The more research that one conducts on this topic, the more the answer becomes very clear. Glass takes more energy to recycle than plastic. This is true for a number of different reasons.
To understand those reasons, it is first necessary to understand that glass takes more energy to initially produce. The exact amount of energy required, of course, depends on the type of glass product being produced. A number of different factors go into this including the size of the unit, its thickness, shape and any number of other possible factors. However, once produced, glass can last considerably longer than some plastics.
Glass is also not as efficiently recycled as plastic. The Glass Packaging Institute notes that recycling glass uses 66 percent of the energy it would take to manufacture new glass, on average. Plastic shows a much greater efficiency in using energy to recycle, only requiring 10 percent of the energy it takes to produce new plastic.
Given that plastic, generally, uses less energy to produce than glass, and given that plastic also uses less energy when being recyeled, on average, than glass, the answer to this question seems clear. However, there are other factors to consider when choosing a packaging product.
In some cases, even though glass may take more energy to recycle, it could be the best option. Glass can be more protective, in some cases, than plastic. Glass also may preserve the taste and character of some foods and beverages better than plastic.
It is also important to remember that no matter what product is chosen, it will take a substantial amount of energy to recycle it. There are energy costs associated with pickup and transportation to a sorting facility. From there, the products may be forwarded to a recycling center where it will be actually be processed.
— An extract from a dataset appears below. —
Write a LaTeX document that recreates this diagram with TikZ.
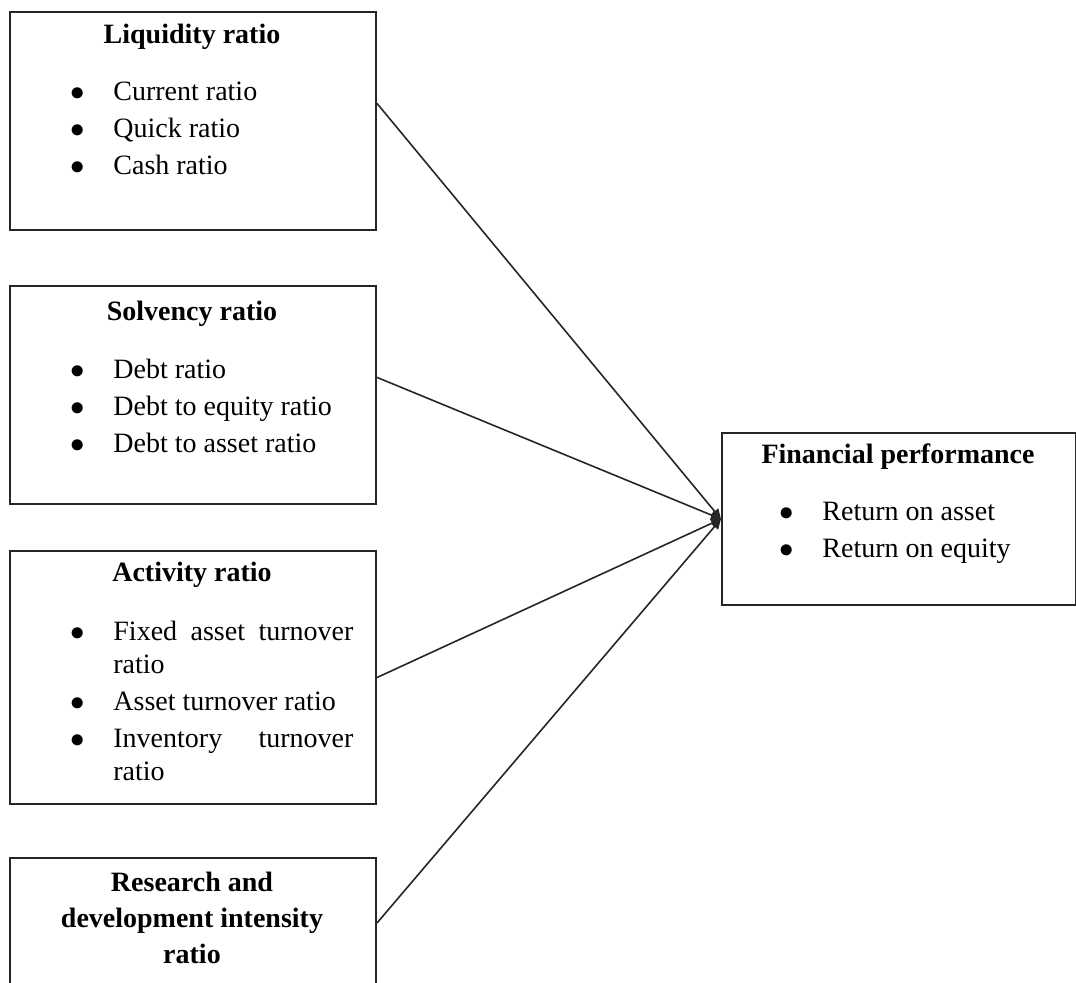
\documentclass[tikz,border=0pt]{standalone}
\usepackage{fontspec}
\setmainfont{Liberation Serif}
\usetikzlibrary{positioning,calc,arrows.meta}
\newcommand{\bitem}[1]{\noindent\llap{$\bullet$\hspace{14.5pt}}#1\par}
\newcommand{\listfont}{\fontsize{14}{16.5}\selectfont\sloppy\hyphenpenalty 10000 \parskip 2pt\relax}
\begin{document}
\begin{tikzpicture}[x=0.5pt,y=-0.5pt,
		ratiobox/.style={draw=black!85,line width=1pt,inner sep=0pt,anchor=north west,minimum width=183pt},
		boxtitle/.style={anchor=base,inner sep=0pt,font=\fontsize{14}{18}\selectfont\bfseries,align=center},
		itemlist/.style={anchor=base west,inner sep=0pt,text width=120pt,align=justify,font=\listfont},
		link/.style={draw=black!85,line width=0.8pt,-{Triangle[length=5pt,width=4.5pt]}}]
		\useasboundingbox (0,0) rectangle (1076,982);
		\clip (0,0) rectangle (1076,982);

		% ratio boxes on the left
		\node[ratiobox,minimum height=109pt]	(liq)	at (9,11)	{};
		\node[ratiobox,minimum height=109pt]	(solv)	at (9,285)	{};
		\node[ratiobox,minimum height=126.5pt]	(act)	at (9,550)	{};
		\node[ratiobox,minimum height=65pt]		(rnd)	at (9,857)	{};
		\node[ratiobox,minimum width=177pt,minimum height=86pt]	(fin)	at (721,432)	{};

		\node[boxtitle]	(liqtitle)	at (192,43)		{Liquidity ratio};
		\node[itemlist]	(liqlist)	at (113,100)	{\bitem{Current ratio}\bitem{Quick ratio}\bitem{Cash ratio}};

		\node[boxtitle]	(solvtitle)	at (192,320)	{Solvency ratio};
		\node[itemlist]	(solvlist)	at (113,378)	{\bitem{Debt ratio}\bitem{Debt to equity ratio}\bitem{Debt to asset ratio}};

		\node[boxtitle]	(acttitle)	at (192,581)	{Activity ratio};
		\node[itemlist]	(actlist)	at (113,640)	{\bitem{Fixed asset turnover ratio}\bitem{Asset turnover ratio}\bitem{Inventory turnover ratio}};

		\node[boxtitle,anchor=north]	(rndtitle)	at (192,872)	{Research and\\development intensity\\ratio};

		\node[boxtitle]	(fintitle)	at (898,463)	{Financial performance};
		\node[itemlist,text width=115pt]	(finlist)	at (822,520)	{\bitem{Return on asset}\bitem{Return on equity}};

		\draw[link] ($(liq.north east)!0.42!(liq.south east)$)		-- (fin.west);
		\draw[link] ($(solv.north east)!0.42!(solv.south east)$)	-- (fin.west);
		\draw[link] (act.east)	-- (fin.west);
		\draw[link] (rnd.east)	-- (fin.west);
	\end{tikzpicture}
\end{document}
Given the fact that any product can take a significant amount of energy to recycle, there are other options that can be considered. Some of these may be just as good as recycling, if not better. The United States Environmental Protection Agency uses the phrase "reduce, reuse and recycle" to promote good conservation practices. The phrase is simple to remember, but represents so much more than a memorable jingle.
Many do not realize this is not just a simple saying but rather a way to prioritize the use of products. Reducing the use of certain products, whether they be glass, plastic or something else, is the best option because if the product does not have an initial use, there is no reason to manufacture it. Reusing a product comes next. This is an attractive option because it takes no energy to recycle. The consumer is simply finding a secondary use for the product or repeating the primary use. Recycling is the third option in the hierarchy.
In addition to reducing the amount of energy needed to recycle, there are other reasons why recycling is important. First, recycling uses fewer natural resources because natural resources already harvested are being reused. Second, recycling keeps the landfills from receiving as much trash as they would otherwise.